» **WRITTEN EXERCISE**
From the records below, please print only the lines from the one containing "Clone this diagram in TikZ." through the one containing "minimum height=78] (csc24)", both included. Skip the pictures.
Start of RAW DATA
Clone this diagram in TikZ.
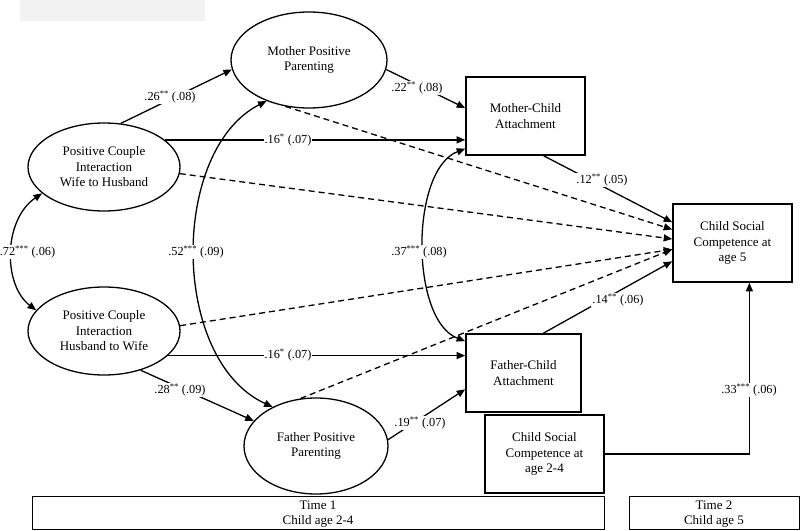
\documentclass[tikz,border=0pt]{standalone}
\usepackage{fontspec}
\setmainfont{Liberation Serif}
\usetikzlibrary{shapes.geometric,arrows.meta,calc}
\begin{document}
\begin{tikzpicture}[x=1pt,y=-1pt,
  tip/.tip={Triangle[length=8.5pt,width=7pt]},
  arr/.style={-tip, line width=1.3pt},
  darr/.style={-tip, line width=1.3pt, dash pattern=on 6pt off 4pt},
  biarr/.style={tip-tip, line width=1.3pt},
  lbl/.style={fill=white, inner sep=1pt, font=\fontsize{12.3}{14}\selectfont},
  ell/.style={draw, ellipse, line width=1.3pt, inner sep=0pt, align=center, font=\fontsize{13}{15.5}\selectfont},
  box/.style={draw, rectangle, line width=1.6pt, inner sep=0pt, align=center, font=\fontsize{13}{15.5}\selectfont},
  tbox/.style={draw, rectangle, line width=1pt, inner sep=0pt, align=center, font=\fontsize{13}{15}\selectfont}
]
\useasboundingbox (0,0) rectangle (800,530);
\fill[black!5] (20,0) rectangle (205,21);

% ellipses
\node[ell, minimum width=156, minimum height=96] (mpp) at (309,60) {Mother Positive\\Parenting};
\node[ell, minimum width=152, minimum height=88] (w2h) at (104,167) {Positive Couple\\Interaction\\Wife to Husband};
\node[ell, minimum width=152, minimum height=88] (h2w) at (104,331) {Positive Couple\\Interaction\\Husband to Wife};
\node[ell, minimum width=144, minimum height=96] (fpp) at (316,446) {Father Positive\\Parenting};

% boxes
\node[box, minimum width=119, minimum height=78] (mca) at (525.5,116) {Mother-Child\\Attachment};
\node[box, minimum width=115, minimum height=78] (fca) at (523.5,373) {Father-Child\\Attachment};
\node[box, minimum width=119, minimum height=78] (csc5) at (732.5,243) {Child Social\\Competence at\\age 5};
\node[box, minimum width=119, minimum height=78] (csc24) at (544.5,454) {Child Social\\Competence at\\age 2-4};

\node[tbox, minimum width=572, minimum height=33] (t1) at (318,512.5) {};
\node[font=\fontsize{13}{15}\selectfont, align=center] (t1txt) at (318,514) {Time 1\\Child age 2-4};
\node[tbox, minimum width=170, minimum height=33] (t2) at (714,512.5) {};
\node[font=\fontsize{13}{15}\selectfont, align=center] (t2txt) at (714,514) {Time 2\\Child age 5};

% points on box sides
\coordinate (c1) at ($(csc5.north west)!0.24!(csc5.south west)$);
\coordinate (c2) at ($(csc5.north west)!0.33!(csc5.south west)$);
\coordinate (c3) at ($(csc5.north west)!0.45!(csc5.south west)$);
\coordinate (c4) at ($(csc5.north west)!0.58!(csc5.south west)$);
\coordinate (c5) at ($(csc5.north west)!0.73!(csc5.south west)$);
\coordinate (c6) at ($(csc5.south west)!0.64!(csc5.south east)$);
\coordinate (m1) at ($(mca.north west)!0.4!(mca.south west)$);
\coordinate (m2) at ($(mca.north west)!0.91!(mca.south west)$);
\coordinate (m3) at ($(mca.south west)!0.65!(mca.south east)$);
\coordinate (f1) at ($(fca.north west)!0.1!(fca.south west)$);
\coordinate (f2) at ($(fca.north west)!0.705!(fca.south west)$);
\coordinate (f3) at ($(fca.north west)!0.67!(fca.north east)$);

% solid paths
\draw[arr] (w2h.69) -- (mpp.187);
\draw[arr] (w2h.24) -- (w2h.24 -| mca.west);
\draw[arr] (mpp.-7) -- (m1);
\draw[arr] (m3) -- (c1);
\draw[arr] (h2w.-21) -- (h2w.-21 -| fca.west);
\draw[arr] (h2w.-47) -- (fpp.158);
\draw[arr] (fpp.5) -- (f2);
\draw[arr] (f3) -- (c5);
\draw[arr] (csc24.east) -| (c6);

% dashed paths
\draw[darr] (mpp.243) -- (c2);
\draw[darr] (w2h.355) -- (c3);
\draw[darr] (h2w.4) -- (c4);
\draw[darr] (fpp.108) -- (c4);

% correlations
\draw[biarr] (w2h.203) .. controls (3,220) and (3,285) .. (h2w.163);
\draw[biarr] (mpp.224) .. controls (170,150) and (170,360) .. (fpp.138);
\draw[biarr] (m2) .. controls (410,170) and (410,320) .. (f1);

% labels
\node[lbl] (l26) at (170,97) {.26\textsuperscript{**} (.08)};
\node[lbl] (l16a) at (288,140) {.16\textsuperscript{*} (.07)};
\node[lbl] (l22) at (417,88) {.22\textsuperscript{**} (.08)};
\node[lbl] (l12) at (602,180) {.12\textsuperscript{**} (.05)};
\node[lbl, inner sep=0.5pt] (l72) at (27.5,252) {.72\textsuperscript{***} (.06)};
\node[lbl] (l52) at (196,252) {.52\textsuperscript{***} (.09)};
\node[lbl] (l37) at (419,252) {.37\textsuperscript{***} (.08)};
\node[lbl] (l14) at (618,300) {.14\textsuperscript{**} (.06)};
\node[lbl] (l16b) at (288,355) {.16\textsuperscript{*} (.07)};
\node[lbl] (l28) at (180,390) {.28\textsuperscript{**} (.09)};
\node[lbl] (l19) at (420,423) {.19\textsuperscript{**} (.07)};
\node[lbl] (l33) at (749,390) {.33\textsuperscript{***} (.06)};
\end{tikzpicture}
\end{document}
End of RAW DATA
Start of RAW DATA
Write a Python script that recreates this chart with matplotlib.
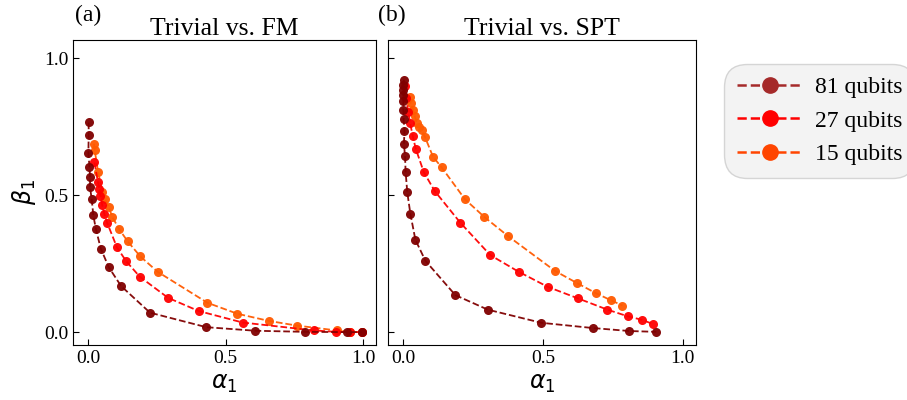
End of RAW DATA
Start of RAW DATA
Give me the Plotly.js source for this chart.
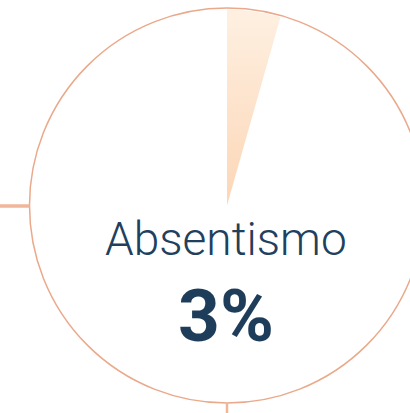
End of RAW DATA
» **FINAL RESULT**
Clone this diagram in TikZ.
\documentclass[tikz,border=0pt]{standalone}
\usepackage{fontspec}
\setmainfont{Liberation Serif}
\usetikzlibrary{shapes.geometric,arrows.meta,calc}
\begin{document}
\begin{tikzpicture}[x=1pt,y=-1pt,
  tip/.tip={Triangle[length=8.5pt,width=7pt]},
  arr/.style={-tip, line width=1.3pt},
  darr/.style={-tip, line width=1.3pt, dash pattern=on 6pt off 4pt},
  biarr/.style={tip-tip, line width=1.3pt},
  lbl/.style={fill=white, inner sep=1pt, font=\fontsize{12.3}{14}\selectfont},
  ell/.style={draw, ellipse, line width=1.3pt, inner sep=0pt, align=center, font=\fontsize{13}{15.5}\selectfont},
  box/.style={draw, rectangle, line width=1.6pt, inner sep=0pt, align=center, font=\fontsize{13}{15.5}\selectfont},
  tbox/.style={draw, rectangle, line width=1pt, inner sep=0pt, align=center, font=\fontsize{13}{15}\selectfont}
]
\useasboundingbox (0,0) rectangle (800,530);
\fill[black!5] (20,0) rectangle (205,21);

% ellipses
\node[ell, minimum width=156, minimum height=96] (mpp) at (309,60) {Mother Positive\\Parenting};
\node[ell, minimum width=152, minimum height=88] (w2h) at (104,167) {Positive Couple\\Interaction\\Wife to Husband};
\node[ell, minimum width=152, minimum height=88] (h2w) at (104,331) {Positive Couple\\Interaction\\Husband to Wife};
\node[ell, minimum width=144, minimum height=96] (fpp) at (316,446) {Father Positive\\Parenting};

% boxes
\node[box, minimum width=119, minimum height=78] (mca) at (525.5,116) {Mother-Child\\Attachment};
\node[box, minimum width=115, minimum height=78] (fca) at (523.5,373) {Father-Child\\Attachment};
\node[box, minimum width=119, minimum height=78] (csc5) at (732.5,243) {Child Social\\Competence at\\age 5};
\node[box, minimum width=119, minimum height=78] (csc24) at (544.5,454) {Child Social\\Competence at\\age 2-4};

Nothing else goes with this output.